Job.
Copy all the data exactly, except the pictures.

Supplied material.
+++

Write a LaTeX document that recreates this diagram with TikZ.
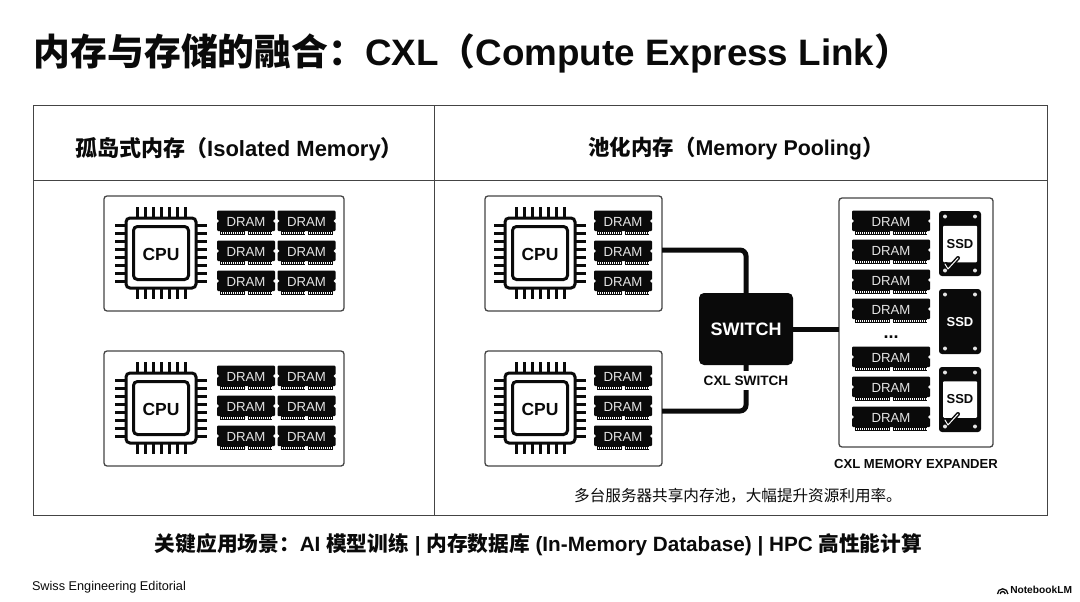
\documentclass[tikz,border=0pt]{standalone}
\usepackage{fontspec}
\setmainfont{Liberation Sans}
\newfontfamily\cjk{Noto Sans CJK SC}
\usepackage{xcolor}
\usetikzlibrary{positioning}
\definecolor{ink}{HTML}{0A0A0A}
\definecolor{rule}{HTML}{444444}
\definecolor{chiptext}{HTML}{E4E4E4}
\newcommand{\setfs}[1]{\fontsize{#1}{#1}\selectfont}

\tikzset{
  pics/cpuchip/.style={code={
    \foreach \i in {-3,...,3} {
      \draw[pinline] (\i*8,-46) -- (\i*8,-35);
      \draw[pinline] (\i*8,35) -- (\i*8,46);
    }
    \foreach \i in {-3.5,-2.5,...,3.5} {
      \draw[pinline] (-46,\i*8) -- (-35,\i*8);
      \draw[pinline] (35,\i*8) -- (46,\i*8);
    }
    \draw[chipline, fill=white, rounded corners=4pt] (-35,-35) rectangle (35,35);
    \draw[chipline, rounded corners=4pt] (-27.5,-26.5) rectangle (27.5,26.5);
    \node[font=\setfs{17.5}\bfseries, text=ink] (label) at (0,1) {CPU};
  }},
  pics/dram/.style={code={
    \fill[ink, rounded corners=1pt] (-#1/2,-11.3) rectangle (#1/2,9);
    \fill[ink] (-#1/2+3,8) rectangle (-1.5,13);
    \fill[ink] (1.5,8) rectangle (#1/2-3,13);
    \draw[white, line width=1.6pt, dash pattern=on 0.9pt off 1.1pt] (-#1/2+4,10.8) -- (-2.5,10.8);
    \draw[white, line width=1.6pt, dash pattern=on 0.9pt off 1.1pt] (2.5,10.8) -- (#1/2-4,10.8);
    \fill[white] (-#1/2,-1) circle (1.8);
    \fill[white] (#1/2,-1) circle (1.8);
    \node[font=\setfs{13.2}, text=chiptext] (label) at (0,0) {DRAM};
  }},
  pics/ssd/.style={code={
    \fill[ink, rounded corners=3pt] (-21,-32.5) rectangle (21,32.5);
    \foreach \sx in {-15,15} \foreach \sy in {-27,27}
      \fill[chiptext] (\sx,\sy) circle (2);
  }},
}

\begin{document}
\begin{tikzpicture}[x=1pt, y=-1pt,
    every node/.style={inner sep=0pt, outer sep=0pt, align=center},
    pinline/.style={ink, line width=3pt},
    chipline/.style={ink, line width=3pt},
    panel/.style={draw=rule, line width=1pt},
    srvbox/.style={draw=rule, line width=1.3pt, rounded corners=3pt, fill=white},
    head/.style={font=\setfs{22}\bfseries, text=ink},
    tag/.style={font=\setfs{13.6}\bfseries, text=ink, fill=white, minimum height=19pt},
    ssdtext/.style={font=\setfs{13}\bfseries},
    ssdlabel/.style={fill=white, rounded corners=1pt, minimum width=34pt, minimum height=36.5pt, text=ink},
    link/.style={ink, line width=5pt, rounded corners=6pt},
    tick/.style={line cap=round, line join=round},
  ]
  \useasboundingbox (0,0) rectangle (1080,602);

  % title and outer table
  \node[font=\setfs{36.8}\bfseries, text=ink, anchor=west] (title) at (34,53)
    {{\cjk 内存与存储的融合：}CXL{\cjk （}Compute Express Link{\cjk ）}};
  \node[panel, minimum width=1014pt, minimum height=409pt, anchor=north west] (frame) at (33,106) {};
  \draw[panel] (frame.west |- 0,180) -- (frame.east |- 0,180);
  \draw[panel] (434,0 |- frame.north) -- (434,0 |- frame.south);
  \node[head] (headL) at (239,149) {{\cjk 孤岛式内存（}Isolated Memory{\cjk ）}};
  \node[head, font=\setfs{21.4}\bfseries] (headR) at (736,149) {{\cjk 池化内存（}Memory Pooling{\cjk ）}};

  % isolated servers
  \node[srvbox, minimum width=240pt, minimum height=115pt, anchor=north west] (srvA) at (104,196) {};
  \node[srvbox, minimum width=240pt, minimum height=115pt, below=40pt of srvA] (srvB) {};
  % pooled servers
  \node[srvbox, minimum width=177pt, minimum height=115pt, anchor=north west] (srvC) at (485,196) {};
  \node[srvbox, minimum width=177pt, minimum height=115pt, below=40pt of srvC] (srvD) {};

  \foreach \cy/\nm in {253/up, 408/low} {
    \pic (cpuL\nm) at (161,\cy) {cpuchip};
    \pic (cpuR\nm) at (540,\cy) {cpuchip};
    \foreach \dy in {-31,-1,29} {
      \pic at (246,\cy+\dy) {dram=58};
      \pic at (306.5,\cy+\dy) {dram=58};
      \pic at (623,\cy+\dy) {dram=58};
    }
  }

  % expander
  \node[srvbox, minimum width=154pt, minimum height=249pt, anchor=north west] (expander) at (839,198) {};
  \foreach \ry in {222,251,281,310,358,388,418}
    \pic at (891,\ry) {dram=78};
  \node[font=\setfs{18}\bfseries, text=ink] (dots) at (891,337) {...};
  \pic (ssdA) at (960,243.5) {ssd};
  \pic (ssdB) at (960,321.5) {ssd};
  \pic (ssdC) at (960,399.5) {ssd};
  \node[ssdlabel, ssdtext] (labelA) at (960,244) {SSD};
  \node[ssdtext, text=white] (labelB) at (960,322) {SSD};
  \node[ssdlabel, ssdtext] (labelC) at (960,399.5) {SSD};
  \foreach \ty in {267,423} {
    \draw[tick, ink, line width=4pt] (946,\ty-3) -- (949,\ty+1) -- (958,\ty-9);
    \draw[tick, white, line width=1pt] (945,\ty-3) -- (948,\ty+2) -- (958,\ty-9);
  }

  % switch
  \node[fill=ink, rounded corners=5pt, minimum width=94pt, minimum height=72pt,
        text=white, font=\setfs{18}\bfseries] (switch) at (746,329) {SWITCH};
  \draw[link] ([yshift=3.5pt]srvC.east) -| (switch.north);
  \draw[link] ([yshift=-2.5pt]srvD.east) -| (switch.south);
  \draw[ink, line width=5pt] (switch.east) -- (expander.west |- switch.east);
  \node[tag, below=6pt of switch] (switchtag) {CXL SWITCH};
  \node[font=\setfs{13.1}\bfseries, text=ink] (expandertag) at (916,463.5) {CXL MEMORY EXPANDER};
  \node[font=\setfs{15.6}\cjk, text=ink] (caption) at (738,496) {多台服务器共享内存池，大幅提升资源利用率。};

  % footer
  \node[font=\setfs{20.7}\bfseries, text=ink] (footer) at (538.5,544.5)
    {{\cjk 关键应用场景：}AI {\cjk 模型训练} | {\cjk 内存数据库} (In-Memory Database) | HPC {\cjk 高性能计算}};
  \node[font=\setfs{12.7}, text=ink, anchor=west] (brand) at (32,587) {Swiss Engineering Editorial};
  \node[font=\setfs{10.2}\bfseries, text=ink, anchor=east] (logo) at (1072,590) {NotebookLM};
  \draw[ink, line width=1.3pt] (997.5,594) arc (180:360:5.2);
  \draw[ink, line width=1.3pt] (1000.2,594) arc (180:360:2.5);
\end{tikzpicture}
\end{document}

+++

Right answer.
Write a LaTeX document that recreates this diagram with TikZ.
\documentclass[tikz,border=0pt]{standalone}
\usepackage{fontspec}
\setmainfont{Liberation Sans}
\newfontfamily\cjk{Noto Sans CJK SC}
\usepackage{xcolor}
\usetikzlibrary{positioning}
\definecolor{ink}{HTML}{0A0A0A}
\definecolor{rule}{HTML}{444444}
\definecolor{chiptext}{HTML}{E4E4E4}
\newcommand{\setfs}[1]{\fontsize{#1}{#1}\selectfont}

\tikzset{
  pics/cpuchip/.style={code={
    \foreach \i in {-3,...,3} {
      \draw[pinline] (\i*8,-46) -- (\i*8,-35);
      \draw[pinline] (\i*8,35) -- (\i*8,46);
    }
    \foreach \i in {-3.5,-2.5,...,3.5} {
      \draw[pinline] (-46,\i*8) -- (-35,\i*8);
      \draw[pinline] (35,\i*8) -- (46,\i*8);
    }
    \draw[chipline, fill=white, rounded corners=4pt] (-35,-35) rectangle (35,35);
    \draw[chipline, rounded corners=4pt] (-27.5,-26.5) rectangle (27.5,26.5);
    \node[font=\setfs{17.5}\bfseries, text=ink] (label) at (0,1) {CPU};
  }},
  pics/dram/.style={code={
    \fill[ink, rounded corners=1pt] (-#1/2,-11.3) rectangle (#1/2,9);
    \fill[ink] (-#1/2+3,8) rectangle (-1.5,13);
    \fill[ink] (1.5,8) rectangle (#1/2-3,13);
    \draw[white, line width=1.6pt, dash pattern=on 0.9pt off 1.1pt] (-#1/2+4,10.8) -- (-2.5,10.8);
    \draw[white, line width=1.6pt, dash pattern=on 0.9pt off 1.1pt] (2.5,10.8) -- (#1/2-4,10.8);
    \fill[white] (-#1/2,-1) circle (1.8);
    \fill[white] (#1/2,-1) circle (1.8);
    \node[font=\setfs{13.2}, text=chiptext] (label) at (0,0) {DRAM};
  }},
  pics/ssd/.style={code={
    \fill[ink, rounded corners=3pt] (-21,-32.5) rectangle (21,32.5);
    \foreach \sx in {-15,15} \foreach \sy in {-27,27}
      \fill[chiptext] (\sx,\sy) circle (2);
  }},
}

\begin{document}
\begin{tikzpicture}[x=1pt, y=-1pt,
    every node/.style={inner sep=0pt, outer sep=0pt, align=center},
    pinline/.style={ink, line width=3pt},
    chipline/.style={ink, line width=3pt},
    panel/.style={draw=rule, line width=1pt},
    srvbox/.style={draw=rule, line width=1.3pt, rounded corners=3pt, fill=white},
    head/.style={font=\setfs{22}\bfseries, text=ink},
    tag/.style={font=\setfs{13.6}\bfseries, text=ink, fill=white, minimum height=19pt},
    ssdtext/.style={font=\setfs{13}\bfseries},
    ssdlabel/.style={fill=white, rounded corners=1pt, minimum width=34pt, minimum height=36.5pt, text=ink},
    link/.style={ink, line width=5pt, rounded corners=6pt},
    tick/.style={line cap=round, line join=round},
  ]
  \useasboundingbox (0,0) rectangle (1080,602);

  % title and outer table
  \node[font=\setfs{36.8}\bfseries, text=ink, anchor=west] (title) at (34,53)
    {{\cjk 内存与存储的融合：}CXL{\cjk （}Compute Express Link{\cjk ）}};
  \node[panel, minimum width=1014pt, minimum height=409pt, anchor=north west] (frame) at (33,106) {};
  \draw[panel] (frame.west |- 0,180) -- (frame.east |- 0,180);
  \draw[panel] (434,0 |- frame.north) -- (434,0 |- frame.south);
  \node[head] (headL) at (239,149) {{\cjk 孤岛式内存（}Isolated Memory{\cjk ）}};
  \node[head, font=\setfs{21.4}\bfseries] (headR) at (736,149) {{\cjk 池化内存（}Memory Pooling{\cjk ）}};

  % isolated servers
  \node[srvbox, minimum width=240pt, minimum height=115pt, anchor=north west] (srvA) at (104,196) {};
  \node[srvbox, minimum width=240pt, minimum height=115pt, below=40pt of srvA] (srvB) {};
  % pooled servers
  \node[srvbox, minimum width=177pt, minimum height=115pt, anchor=north west] (srvC) at (485,196) {};
  \node[srvbox, minimum width=177pt, minimum height=115pt, below=40pt of srvC] (srvD) {};

  \foreach \cy/\nm in {253/up, 408/low} {
    \pic (cpuL\nm) at (161,\cy) {cpuchip};
    \pic (cpuR\nm) at (540,\cy) {cpuchip};
    \foreach \dy in {-31,-1,29} {
      \pic at (246,\cy+\dy) {dram=58};
      \pic at (306.5,\cy+\dy) {dram=58};
      \pic at (623,\cy+\dy) {dram=58};
    }
  }

  % expander
  \node[srvbox, minimum width=154pt, minimum height=249pt, anchor=north west] (expander) at (839,198) {};
  \foreach \ry in {222,251,281,310,358,388,418}
    \pic at (891,\ry) {dram=78};
  \node[font=\setfs{18}\bfseries, text=ink] (dots) at (891,337) {...};
  \pic (ssdA) at (960,243.5) {ssd};
  \pic (ssdB) at (960,321.5) {ssd};
  \pic (ssdC) at (960,399.5) {ssd};
  \node[ssdlabel, ssdtext] (labelA) at (960,244) {SSD};
  \node[ssdtext, text=white] (labelB) at (960,322) {SSD};
  \node[ssdlabel, ssdtext] (labelC) at (960,399.5) {SSD};
  \foreach \ty in {267,423} {
    \draw[tick, ink, line width=4pt] (946,\ty-3) -- (949,\ty+1) -- (958,\ty-9);
    \draw[tick, white, line width=1pt] (945,\ty-3) -- (948,\ty+2) -- (958,\ty-9);
  }

  % switch
  \node[fill=ink, rounded corners=5pt, minimum width=94pt, minimum height=72pt,
        text=white, font=\setfs{18}\bfseries] (switch) at (746,329) {SWITCH};
  \draw[link] ([yshift=3.5pt]srvC.east) -| (switch.north);
  \draw[link] ([yshift=-2.5pt]srvD.east) -| (switch.south);
  \draw[ink, line width=5pt] (switch.east) -- (expander.west |- switch.east);
  \node[tag, below=6pt of switch] (switchtag) {CXL SWITCH};
  \node[font=\setfs{13.1}\bfseries, text=ink] (expandertag) at (916,463.5) {CXL MEMORY EXPANDER};
  \node[font=\setfs{15.6}\cjk, text=ink] (caption) at (738,496) {多台服务器共享内存池，大幅提升资源利用率。};

  % footer
  \node[font=\setfs{20.7}\bfseries, text=ink] (footer) at (538.5,544.5)
    {{\cjk 关键应用场景：}AI {\cjk 模型训练} | {\cjk 内存数据库} (In-Memory Database) | HPC {\cjk 高性能计算}};
  \node[font=\setfs{12.7}, text=ink, anchor=west] (brand) at (32,587) {Swiss Engineering Editorial};
  \node[font=\setfs{10.2}\bfseries, text=ink, anchor=east] (logo) at (1072,590) {NotebookLM};
  \draw[ink, line width=1.3pt] (997.5,594) arc (180:360:5.2);
  \draw[ink, line width=1.3pt] (1000.2,594) arc (180:360:2.5);
\end{tikzpicture}
\end{document}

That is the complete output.